9C: Linguistic and Psycholinguistic Aspects of CL

  • A Bayesian Model for Joint Learning of Categories and their Features Authors: Lea Frermann and Mirella Lapata
    Categories such as ANIMAL or FURNITURE are acquired at an early age and play an important role in processing, organizing, and conveying world knowledge. Theories of categorization largely agree that categories are characterized by features such as function or appearance and that feature and category acquisition go hand-in-hand, however previous work has considered these problems in isolation. We present the first model that jointly learns categories and their features. The set of features is shared across categories, and strength of association is inferred in a Bayesian framework. We approximate the learning environment with natural language text which allows us to evaluate performance on a large scale. Compared to highly engineered pattern-based approaches, our model is cognitively motivated, knowledge-lean, and learns categories and features which are perceived by humans as more meaningful.
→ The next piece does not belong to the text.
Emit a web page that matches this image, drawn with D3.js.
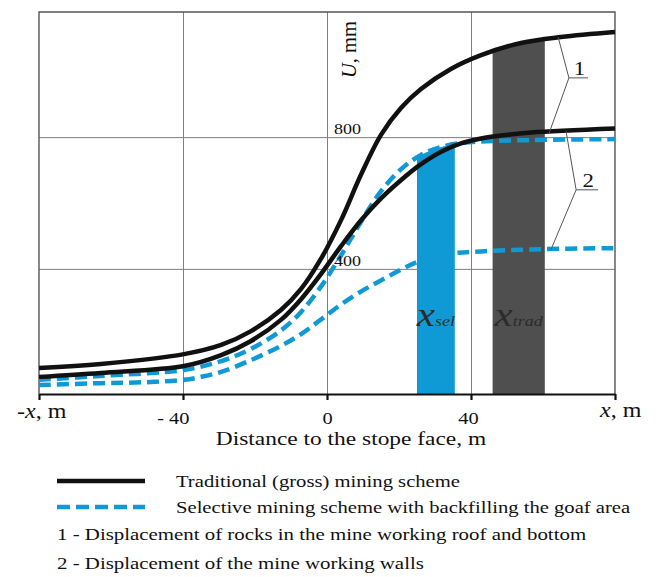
<!DOCTYPE html>
<html>
<head>
<meta charset="utf-8">
<script src="https://cdn.jsdelivr.net/npm/d3@7"></script>
<style>
    body { margin: 0; background: #fff; }
    svg, svg text { font-family: "Liberation Serif", "Times New Roman", serif; }
    .grid line { stroke: #7d7d7d; stroke-width: 1; }
    .grid path { display: none; }
</style>
</head>
<body>
<svg id="chart" width="660" height="577" font-family="Liberation Serif, serif"></svg>
<script>
;(function () {
    "use strict";

    // distance to the stope face, m
    var xTicks = [-80, -40, 0, 40, 80];
    var xTickLabels = ["", "- 40", "0", "40", ""];
    // displacement U, mm
    var yTicks = [400, 800];

    // 1 - roof and bottom, 2 - walls ([distance, U])
    var tradRoof = [[-80, 99], [-62.8, 111], [-39.7, 141], [-29.4, 169], [-21.1, 211], [-12.8, 275],
        [-7.2, 339], [-1.7, 430], [3.9, 548], [9.4, 685], [15, 807], [20.6, 889], [26.1, 946],
        [34.4, 1007], [42.8, 1049], [53.9, 1086], [65, 1104], [80, 1119]];
    var tradWalls = [[-80, 72], [-62.8, 84], [-39.7, 105], [-29.4, 138], [-21.1, 181], [-12.8, 245],
        [-7.2, 308], [-1.7, 384], [3.9, 469], [9.4, 547], [15, 614], [20.6, 670], [26.1, 718],
        [31.7, 756], [37.2, 781], [42.8, 796], [48.3, 805], [56.7, 814], [80, 826]];
    var selRoof = [[-80, 63], [-62.8, 75], [-39.7, 93], [-29.4, 120], [-21.1, 157], [-12.8, 213],
        [-7.2, 269], [-1.7, 346], [3.9, 441], [9.4, 542], [15, 636], [20.6, 703], [26.1, 746],
        [31.7, 770], [37.2, 782], [42.8, 787], [56.7, 791], [80, 794]];
    var selWalls = [[-80, 47], [-62.8, 53], [-50, 56], [-39.7, 63], [-35, 72], [-29.4, 87],
        [-21.1, 123], [-12.8, 166], [-7.2, 202], [-1.7, 246], [3.9, 292], [9.4, 331], [15, 365],
        [20.6, 398], [26.1, 425], [35.8, 448], [42.8, 453], [56.7, 459], [80, 463]];

    var selZone = [25, 35.5];
    var tradZone = [46, 60.5];

    var legendLines = ["Traditional (gross) mining scheme",
        "Selective mining scheme with backfilling the goaf area"];
    var legendNotes = ["1 - Displacement of rocks in the mine working roof and bottom",
        "2 - Displacement of the mine working walls"];

    var black = "#111", blue = "#0f9ad6", grey = "#4f4f4f";
    var left = 39, right = 615, top = 12, bottom = 394;
    var stretch = 1.2; // the source figure is a bit wider than Times

    var svg = d3.select("#chart");
    svg.append("rect").attr("width", 660).attr("height", 577).attr("fill", "#fff");

    var x = d3.scaleLinear().domain([-80, 80]).range([left, right]);
    var y = d3.scaleLinear().domain([20, 1180]).range([bottom, top]);

    var line = d3.line()
        .x(function (d) { return x(d[0]); })
        .y(function (d) { return y(d[1]); })
        .curve(d3.curveCatmullRom.alpha(0.5));
    var area = d3.area()
        .x(function (d) { return x(d[0]); })
        .y0(bottom)
        .y1(function (d) { return y(d[1]); })
        .curve(d3.curveCatmullRom.alpha(0.5));

    // grid
    svg.append("g").attr("class", "grid")
        .attr("transform", "translate(0," + bottom + ")")
        .call(d3.axisBottom(x).tickValues([-40, 0, 40]).tickSize(-(bottom - top)).tickFormat(""));
    svg.append("g").attr("class", "grid")
        .attr("transform", "translate(" + left + ",0)")
        .call(d3.axisLeft(y).tickValues(yTicks).tickSize(-(right - left)).tickFormat(""));
    svg.append("path")
        .attr("d", "M" + left + "," + bottom + "V" + top + "H" + right + "V" + bottom)
        .attr("fill", "none").attr("stroke", "#555").attr("stroke-width", 1.4);

    // zones under the curves
    function zone(id, range, data, color) {
        svg.append("clipPath").attr("id", id).append("rect")
            .attr("x", x(range[0])).attr("y", top)
            .attr("width", x(range[1]) - x(range[0])).attr("height", bottom - top);
        svg.append("path").datum(data).attr("d", area)
            .attr("fill", color).attr("clip-path", "url(#" + id + ")");
    }
    zone("clipTrad", tradZone, tradRoof, grey);

    // selective scheme, dashed
    [selRoof, selWalls].forEach(function (s) {
        svg.append("path").datum(s).attr("d", line)
            .attr("fill", "none").attr("stroke", blue)
            .attr("stroke-width", 4.5).attr("stroke-dasharray", "12,6");
    });
    zone("clipSel", selZone, selRoof, blue);

    // traditional scheme, solid
    [tradRoof, tradWalls].forEach(function (s) {
        svg.append("path").datum(s).attr("d", line)
            .attr("fill", "none").attr("stroke", black).attr("stroke-width", 4.5);
    });

    // zone labels
    function zoneLabel(range, sub) {
        var t = svg.append("text").attr("class", "wide")
            .attr("x", x((range[0] + range[1]) / 2)).attr("y", 326)
            .attr("text-anchor", "middle").attr("fill", "#2b2b2b")
            .attr("font-style", "italic");
        t.append("tspan").attr("font-size", 34).text("x");
        t.append("tspan").attr("font-size", 15).text(sub);
    }
    zoneLabel(selZone, "sel");
    zoneLabel(tradZone, "trad");

    // x axis
    var xAxis = svg.append("g")
        .attr("transform", "translate(0," + bottom + ")")
        .call(d3.axisBottom(x).tickValues(xTicks).tickSize(6).tickSizeOuter(0)
            .tickFormat(function (d, i) { return xTickLabels[i]; }));
    xAxis.select(".domain").attr("stroke", black).attr("stroke-width", 2.2);
    xAxis.selectAll(".tick line").attr("stroke", black).attr("stroke-width", 2.2);
    xAxis.selectAll(".tick text")
        .attr("class", "wide")
        .attr("y", 18).attr("fill", black)
        .attr("font-family", "Liberation Serif, serif").attr("font-size", 17);
    xAxis.selectAll(".tick text").filter(function (d) { return d === -40; })
        .attr("text-anchor", "end").attr("dx", 6);
    xAxis.selectAll(".tick text").filter(function (d) { return d === 40; })
        .attr("dx", -3);

    function endLabel(px, py, sign) {
        var t = svg.append("text").attr("class", "wide").attr("x", px).attr("y", py)
            .attr("font-size", 20).attr("fill", black);
        if (sign) t.append("tspan").text(sign);
        t.append("tspan").attr("font-style", "italic").text("x");
        t.append("tspan").text(", m");
    }
    endLabel(x(-80) - 22, 418, "-");
    endLabel(x(80) - 15, 417, "");

    svg.append("text").attr("class", "wide")
        .attr("x", 351).attr("y", 445).attr("text-anchor", "middle")
        .attr("font-size", 19.5).attr("fill", black)
        .text("Distance to the stope face, m");

    // y labels
    yTicks.forEach(function (v) {
        svg.append("text").attr("class", "wide")
            .attr("x", x(0) + 7).attr("y", y(v) - 3)
            .attr("font-size", 15).attr("fill", black).text(v);
    });
    var yTitle = svg.append("text")
        .attr("transform", "translate(" + (x(0) + 29) + "," + 78 + ") rotate(-90)")
        .attr("font-size", 20.5).attr("fill", black);
    yTitle.append("tspan").attr("font-style", "italic").text("U");
    yTitle.append("tspan").text(", mm");

    // leader lines
    function leader(label, a, knee, end, b) {
        svg.append("path")
            .attr("d", d3.line()([[x(a[0]), y(a[1])], [x(knee[0]), y(knee[1])], [x(end), y(knee[1])]]))
            .attr("fill", "none").attr("stroke", "#555").attr("stroke-width", 1);
        svg.append("line")
            .attr("x1", x(knee[0])).attr("y1", y(knee[1]))
            .attr("x2", x(b[0])).attr("y2", y(b[1]))
            .attr("stroke", "#555").attr("stroke-width", 1);
        svg.append("text").attr("class", "wide")
            .attr("x", (x(knee[0]) + x(end)) / 2 + 1).attr("y", y(knee[1]) - 3)
            .attr("text-anchor", "middle").attr("font-size", 19).attr("fill", black)
            .text(label);
    }
    leader("1", [64.2, 1104], [67.2, 980], 72.5, [61.7, 812]);
    leader("2", [66.4, 818], [69.2, 640], 75.3, [62.2, 458]);

    // legend
    var lg = svg.append("g");
    lg.append("line").attr("x1", 57).attr("x2", 145).attr("y1", 481).attr("y2", 481)
        .attr("stroke", black).attr("stroke-width", 4.5);
    lg.append("line").attr("x1", 57).attr("x2", 145).attr("y1", 507).attr("y2", 507)
        .attr("stroke", blue).attr("stroke-width", 4.5).attr("stroke-dasharray", "13,6");
    legendLines.forEach(function (s, i) {
        lg.append("text").attr("class", "wide").attr("x", 176).attr("y", 487 + i * 26)
            .attr("font-size", 17.2).attr("fill", black).text(s);
    });
    legendNotes.forEach(function (s, i) {
        lg.append("text").attr("class", "wide").attr("x", 57).attr("y", 540 + i * 29)
            .attr("font-size", 17.4).attr("fill", black).text(s);
    });

    // widen the texts like in the source figure
    svg.selectAll("text.wide").each(function () {
        var w = this.getComputedTextLength();
        d3.select(this).attr("textLength", w * stretch).attr("lengthAdjust", "spacingAndGlyphs");
    });
}());
</script>
</body>
</html>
  • Shared common ground influences information density in microblog texts Authors: Gabriel Doyle and Michael Frank
    If speakers use language rationally, they should structure their messages to achieve approximately uniform information density (UID), in order to optimize transmission via a noisy channel. Previous work identified a consistent increase in linguistic information across sentences in text as a signature of the UID hypothesis. This increase was derived from a predicted increase in context, but the context itself was not quantified. We use microblog texts from Twitter, tied to a single shared event (the baseball World Series), to quantify both linguistic and non-linguistic context. By tracking changes in contextual information, we predict and identify gradual and rapid changes in information content in response to in-game events. These findings lend further support to the UID hypothesis and highlights the importance of non-linguistic common ground for language production and processing.
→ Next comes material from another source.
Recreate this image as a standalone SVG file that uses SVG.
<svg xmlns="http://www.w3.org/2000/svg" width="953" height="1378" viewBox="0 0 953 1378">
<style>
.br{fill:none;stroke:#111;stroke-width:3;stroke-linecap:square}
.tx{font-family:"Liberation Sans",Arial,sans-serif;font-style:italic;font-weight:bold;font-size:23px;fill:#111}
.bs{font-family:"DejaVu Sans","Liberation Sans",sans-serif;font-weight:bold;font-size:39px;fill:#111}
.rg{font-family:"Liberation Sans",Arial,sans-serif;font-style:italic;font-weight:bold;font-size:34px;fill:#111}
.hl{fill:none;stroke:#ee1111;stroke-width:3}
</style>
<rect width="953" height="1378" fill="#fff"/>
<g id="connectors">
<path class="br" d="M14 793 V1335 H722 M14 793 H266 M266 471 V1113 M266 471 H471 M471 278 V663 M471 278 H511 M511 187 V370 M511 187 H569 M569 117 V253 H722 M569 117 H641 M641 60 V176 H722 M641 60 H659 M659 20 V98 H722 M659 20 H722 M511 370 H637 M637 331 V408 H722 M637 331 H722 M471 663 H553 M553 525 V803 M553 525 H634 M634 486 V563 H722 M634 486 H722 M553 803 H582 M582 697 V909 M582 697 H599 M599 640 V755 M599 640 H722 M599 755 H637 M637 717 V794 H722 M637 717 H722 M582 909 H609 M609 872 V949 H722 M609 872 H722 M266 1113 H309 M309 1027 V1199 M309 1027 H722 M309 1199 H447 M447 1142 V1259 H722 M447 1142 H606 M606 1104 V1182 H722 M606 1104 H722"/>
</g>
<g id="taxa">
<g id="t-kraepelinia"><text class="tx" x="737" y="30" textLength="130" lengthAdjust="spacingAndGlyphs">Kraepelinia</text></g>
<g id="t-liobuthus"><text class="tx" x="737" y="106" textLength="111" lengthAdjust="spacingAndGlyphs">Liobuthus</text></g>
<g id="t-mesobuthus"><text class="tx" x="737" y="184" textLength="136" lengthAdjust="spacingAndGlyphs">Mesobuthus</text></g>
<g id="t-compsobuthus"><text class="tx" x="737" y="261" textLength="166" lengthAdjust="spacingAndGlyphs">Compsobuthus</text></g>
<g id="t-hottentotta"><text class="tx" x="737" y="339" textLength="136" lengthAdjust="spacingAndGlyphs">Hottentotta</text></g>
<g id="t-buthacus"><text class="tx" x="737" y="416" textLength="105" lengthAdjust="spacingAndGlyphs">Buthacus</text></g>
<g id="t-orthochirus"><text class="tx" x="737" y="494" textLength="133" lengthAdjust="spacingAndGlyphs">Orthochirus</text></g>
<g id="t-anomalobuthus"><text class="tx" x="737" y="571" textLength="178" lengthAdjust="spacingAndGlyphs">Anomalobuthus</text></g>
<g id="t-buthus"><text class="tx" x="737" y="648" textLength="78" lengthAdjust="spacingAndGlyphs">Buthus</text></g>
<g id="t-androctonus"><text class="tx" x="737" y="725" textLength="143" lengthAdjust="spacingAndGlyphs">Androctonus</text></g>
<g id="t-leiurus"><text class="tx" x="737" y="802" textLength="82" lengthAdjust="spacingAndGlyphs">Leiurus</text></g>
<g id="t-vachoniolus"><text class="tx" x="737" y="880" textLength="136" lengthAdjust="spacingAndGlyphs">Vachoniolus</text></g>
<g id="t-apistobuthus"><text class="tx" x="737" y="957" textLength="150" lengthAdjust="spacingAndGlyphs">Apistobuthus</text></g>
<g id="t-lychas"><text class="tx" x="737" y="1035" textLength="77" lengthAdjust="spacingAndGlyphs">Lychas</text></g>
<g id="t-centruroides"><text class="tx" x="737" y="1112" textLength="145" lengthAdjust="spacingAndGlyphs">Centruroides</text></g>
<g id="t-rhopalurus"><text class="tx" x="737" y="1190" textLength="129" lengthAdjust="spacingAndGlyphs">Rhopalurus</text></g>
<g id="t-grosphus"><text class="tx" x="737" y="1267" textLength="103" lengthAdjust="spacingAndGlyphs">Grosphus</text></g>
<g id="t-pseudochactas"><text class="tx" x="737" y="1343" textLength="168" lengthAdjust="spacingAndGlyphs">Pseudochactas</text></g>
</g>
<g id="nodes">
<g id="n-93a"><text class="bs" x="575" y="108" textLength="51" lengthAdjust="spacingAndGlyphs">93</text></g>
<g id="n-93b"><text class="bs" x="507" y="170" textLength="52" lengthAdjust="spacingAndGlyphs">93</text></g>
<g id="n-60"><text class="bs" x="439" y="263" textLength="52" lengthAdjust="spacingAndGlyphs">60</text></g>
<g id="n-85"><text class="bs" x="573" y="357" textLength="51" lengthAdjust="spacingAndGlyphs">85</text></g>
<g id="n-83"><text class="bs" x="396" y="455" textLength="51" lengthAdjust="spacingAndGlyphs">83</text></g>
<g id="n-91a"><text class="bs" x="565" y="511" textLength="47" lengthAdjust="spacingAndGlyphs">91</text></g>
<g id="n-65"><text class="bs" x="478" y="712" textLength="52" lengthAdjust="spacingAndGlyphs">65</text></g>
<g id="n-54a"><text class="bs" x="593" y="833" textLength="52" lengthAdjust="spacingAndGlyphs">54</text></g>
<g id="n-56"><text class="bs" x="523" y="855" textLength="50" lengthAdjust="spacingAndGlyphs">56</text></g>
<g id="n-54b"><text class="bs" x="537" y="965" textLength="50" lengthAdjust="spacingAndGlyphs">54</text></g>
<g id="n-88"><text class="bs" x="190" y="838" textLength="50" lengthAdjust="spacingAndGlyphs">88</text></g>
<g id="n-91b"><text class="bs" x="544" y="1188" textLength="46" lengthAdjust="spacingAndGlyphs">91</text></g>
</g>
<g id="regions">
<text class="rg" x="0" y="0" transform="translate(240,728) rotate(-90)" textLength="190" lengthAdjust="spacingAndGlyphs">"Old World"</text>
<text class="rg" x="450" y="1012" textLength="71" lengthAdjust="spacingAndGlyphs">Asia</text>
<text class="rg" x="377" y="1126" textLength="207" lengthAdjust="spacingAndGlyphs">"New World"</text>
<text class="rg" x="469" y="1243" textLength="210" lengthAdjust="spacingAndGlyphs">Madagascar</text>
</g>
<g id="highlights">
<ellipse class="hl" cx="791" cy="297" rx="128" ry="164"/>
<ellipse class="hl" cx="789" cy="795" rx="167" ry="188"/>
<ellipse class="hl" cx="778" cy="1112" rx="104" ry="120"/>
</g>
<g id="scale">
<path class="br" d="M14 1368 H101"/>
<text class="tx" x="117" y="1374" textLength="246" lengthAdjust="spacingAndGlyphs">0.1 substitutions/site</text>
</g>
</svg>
  • Hierarchic syntax improves reading time prediction Authors: Marten van Schijndel and William Schuler
    Previous work has debated whether humans make use of hierarchic syntax when processing language (Frank and Bod, 2011; Fossum and Levy, 2012). This paper uses an eye-tracking corpus to demonstrate that hierarchic syntax significantly improves reading time prediction over a strong n-gram baseline. This study shows that an interpolated 5-gram baseline can be made stronger by combining n-gram statistics over entire eye-tracking regions rather than simply using the last n-gram in each region, but basic hierarchic syntactic measures are still able to achieve significant improvements over this improved baseline.

8C: Machine Translation

  • A Comparison of Update Strategies for Large-Scale Maximum Expected BLEU Training Authors: Joern Wuebker, Sebastian Muehr, Patrick Lehnen, Stephan Peitz, Hermann Ney
    This work presents a flexible and efficient discriminative training approach for statistical machine translation. We propose to use the RPROP algorithm for optimizing a maximum expected BLEU objective and experimentally compare it to several other updating schemes. It proves to be more efficient and effective than the previously proposed growth transformation technique and also yields better results than stochastic gradient descent and AdaGrad. We also report strong empirical results on two large scale tasks, namely BOLT Chinese->English and WMT German->English, where our final systems outperform results reported by Setiawan and Zhou (2013) and on On the WMT task, discriminative training is performed on the full training data of 4M sentence pairs, which is unsurpassed in the literature.
  • Gappy Pattern Matching on GPUs for On-Demand Extraction of Hierarchical Translation Grammars Authors: Hua He, Jimmy Lin, Adam Lopez
    Grammars for machine translation can be materialized on demand by finding source phrases in an indexed parallel corpus and extracting their translations. This approach is limited in practical applications by the computational expense of online lookup and extraction. For phrase-based models, recent work has shown that on-demand grammar extraction can be greatly accelerated by parallelization on general purpose graphics processing units (GPUs), but these algorithms do not work for hierarchical models, which require matching patterns that contain gaps. We address this limitation by presenting a novel GPU algorithm for on-demand hierarchical grammar extraction that is at least an order of magnitude faster than a comparable CPU algorithm when processing large batches of sentences. In terms of end-to-end translation, with decoding on the CPU, we increase throughput by roughly two thirds on a standard MT evaluation dataset. The GPU necessary to achieve these improvements increases the cost of a server by about a third. We believe that GPU-based extraction of hierarchical grammars is an attractive proposition, particularly for MT applications that demand high throughput.
  • Learning Translation Models from Monolingual Continuous Representations Authors: Kai Zhao, Hany Hassan, Michael Auli
    Translation models often fail to generate good translations for infrequent words or phrases. Previous work attacked this problem by inducing new translation rules from monolingual data with a semi-supervised algorithm. However, this approach does not scale very well since it is very computationally expensive to generate new translation rules for only a few thousand sentences. We propose a much faster and simpler method that directly hallucinates translation rules for infrequent phrases based on phrases with similar continuous representations for which a translation is known. To speed up the retrieval of similar phrases, we investigate approximated nearest neighbor search with redundant bit vectors which we find to be three times faster and significantly more accurate than locality sensitive hashing. Our approach of learning new translation rules improves a phrase-based baseline by up to 1.6 BLEU on Arabic-English translation, it is three-orders of magnitudes faster than existing semi-supervised methods and 0.5 BLEU more accurate.